Le principe de la liberté d’expression en droit du travail

Le salarié est en droit de s’exprimer librement aussi bien à l’intérieur qu’à l’extérieur de l’entreprise, dès lors qu’il ne commet pas d’abus. Il peut critiquer la politique managériale, s’opposer ouvertement aux décisions de la direction, dénoncer un climat de travail insoutenable, une infraction pénale, signaler un harcèlement moral, sexuel, ou un danger grave et imminent, exercer son droit d’alerte et de retrait.

La limite au principe

La limite c’est l’abus de la liberté d’expression, notamment en cas de diffamation (accuser faussement un collègue de travail par exemple).
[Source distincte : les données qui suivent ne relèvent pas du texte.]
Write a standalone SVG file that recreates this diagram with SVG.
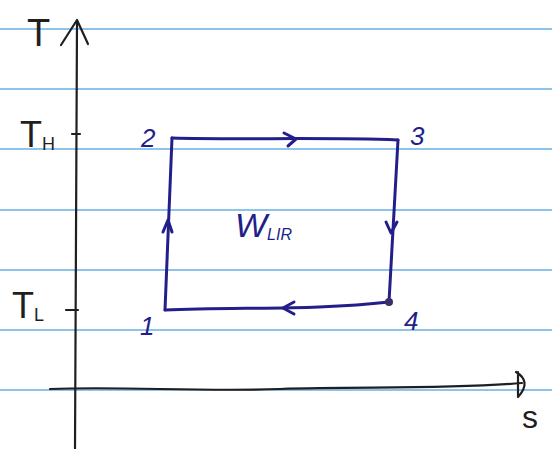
<svg xmlns="http://www.w3.org/2000/svg" width="552" height="449" viewBox="0 0 552 449">
<defs>
<style>
.rule{stroke:#8ec3ec;stroke-width:2;fill:none}
.ink{stroke:#1f1f1f;stroke-width:2.2;fill:none;stroke-linecap:round;stroke-linejoin:round}
.blue{stroke:#231f8a;stroke-width:3;fill:none;stroke-linecap:round;stroke-linejoin:round}
.bt{font-family:"Liberation Sans",sans-serif;fill:#231f8a;font-style:italic}
.kt{font-family:"Liberation Sans",sans-serif;fill:#1f1f1f}
</style>
</defs>
<rect width="552" height="449" fill="#ffffff"/>
<g id="paper">
<path class="rule" d="M0 29 H552"/>
<path class="rule" d="M0 89 H552"/>
<path class="rule" d="M0 149 H552"/>
<path class="rule" d="M0 210 H552"/>
<path class="rule" d="M0 270 H552"/>
<path class="rule" d="M0 330 H552"/>
<path class="rule" d="M0 390 H552"/>
</g>
<g id="axes">
<path class="ink" d="M77 22 L75 449"/>
<path class="ink" d="M61 45 L77 20 L88 44"/>
<path class="ink" d="M50 389 C120 386 200 392 280 389 C360 386 440 390 522 383"/>
<path class="ink" d="M516 372 C526 378 528 386 518 397 M518 372 L518 396"/>
<path class="ink" d="M72 134 L80 134"/>
<path class="ink" d="M66 310 L78 310"/>
</g>
<g id="label-T"><text class="kt" x="27" y="46" font-size="38">T</text></g>
<g id="label-TH"><text class="kt" x="20" y="147" font-size="36">T<tspan font-size="18" dy="3">H</tspan></text></g>
<g id="label-TL"><text class="kt" x="12" y="318" font-size="36">T<tspan font-size="18" dy="3">L</tspan></text></g>
<g id="label-s"><text class="kt" x="522" y="428" font-size="32">s</text></g>
<g id="connectors">
<path class="blue" d="M172 138 C240 140 320 137 398 140"/>
<path class="blue" d="M398 140 L389 302"/>
<path class="blue" d="M389 302 C320 310 240 307 165 310"/>
<path class="blue" d="M165 310 L172 138"/>
<path class="blue" d="M284 133 L296 139 L288 146"/>
<path class="blue" d="M386 222 L391 233 L397 222"/>
<path class="blue" d="M294 302 L283 308 L294 314"/>
<path class="blue" d="M163 232 L168 220 L172 232"/>
<circle cx="389" cy="302" r="4" fill="#3a2f6a"/>
</g>
<g id="state-1"><text class="bt" x="140" y="335" font-size="26">1</text></g>
<g id="state-2"><text class="bt" x="141" y="147" font-size="26">2</text></g>
<g id="state-3"><text class="bt" x="410" y="145" font-size="26">3</text></g>
<g id="state-4"><text class="bt" x="404" y="330" font-size="26">4</text></g>
<g id="work"><text class="bt" x="235" y="237" font-size="34">W<tspan font-size="16" dy="3">LIR</tspan></text></g>
</svg>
Si l’employeur parvient à démontrer que le dénonciateur avait conscience de la fausseté des accusations au moment où il les a proférées, ce dernier peut engager une procédure en vue d’une sanction disciplinaire envers le salarié.

Le risque pénal auquel s’expose le salarié

L’immunité du salarié en droit du travail (hors abus) n’est pas garantie au pénal.

Devant une juridiction pénale (tribunal correctionnel), le prévenu doit justifier de la légitimité du but poursuivi, de l’absence d’animosité personnelle, de la prudence dans l’expression et de la fiabilité de son enquête (Civ. 2è, 27 mars 2003, n°00-20.461 P.)

La charge de la preuve est renversée par rapport au droit du travail car c’est à la personne poursuivie pour diffamation de prouver sa bonne foi (en droit du travail la bonne foi est présumée lorsque le salarié dénonce sans connaître préalablement la fausseté des faits).

L’arrêt

Une salariée est poursuivie pour avoir dénoncé par courriel des faits de harcèlement sexuel, moral et d’agression sexuelle dont elle se dit victime.

Elle plaide la bonne foi et invoque le fait justificatif de l’article 122-4 du code pénal qui exonère de responsabilité pénale ceux qui agissent conformément à des lois ou règlements.

La haute cour rappelle l’article L. 4131-1 du code du travail qui précise les destinataires de l’alerte, à savoir l’employeur et les organes de contrôle de l’application du code du travail. Or la salariée a informé son conjoint et l’un des fils du présumé agresseur (qui est vice-président de l’association), s’excluant ainsi de l’immunité prévue par l’article 122-4 du code pénal. La chambre criminelle a rejeté le pourvoi en retenant que : « de ses énonciations et constatations la cour d’appel a déduit, à juste titre, que Mme Allée ne pouvait bénéficier de l’excuse de bonne foi, les propos litigieux ne disposant pas d’une base factuelle suffisante ». En l’espèce, selon la cour de cassation, rien ne permettait de prouver l’existence d’une agression sexuelle.

Le recours de la salariée devant la Cour Européenne des Droits de l’Homme

La Cour EDH exerce un contrôle de la légitimité et de la proportionnalité du droit d’expression de la salariée et du droit à la réputation du vice-président de l’association.

La Cour souligne :

- la portée limitée de la diffusion du courriel (cercle restreint de destinataires, style plutôt mesuré),

- l’absence de preuves (et notamment l’absence de plainte) ne signifie pas la mauvaise foi de la salariée,

- la nécessité de protéger ceux qui dénoncent des faits de harcèlement moral ou sexuel dont ils sont victime (particulièrement en l’absence de témoins),

- l’effet limité du message de la salariée sur la réputation du mis en cause.

La Cour constate en conséquence une violation de l’article 10 de la Convention (droit à la liberté d’expression), estimant que la restriction à la liberté d’expression de la requérante n’était pas proportionnée au but légitime poursuivi, et ceci sans remettre en question la manière dont les juridictions internes ont appliqué le droit français, à savoir la loi sur la presse concernant la qualification de diffamation publique et l’excuse de bonne foi, et les dispositions du code du travail s’agissant de l’immunité pouvant bénéficier au salarié dénonçant des faits de harcèlement.

CEDH 18 janv. 2024, Allée c/ France, n° 20725/20

La condamnation pour un courriel dénonçant une agression sexuelle est donc contraire à la Convention. En refusant d’adapter aux circonstances de l’espèce les critères de la bonne foi, les juridictions françaises ont porté une atteinte disproportionnée à la liberté d’expression garantie par l’article 10 de la Convention.

Voilà de quoi encourager les salariés à rapporter à leur employeur des faits répréhensibles de nature sexuelle qui sont désormais présumés crédibles.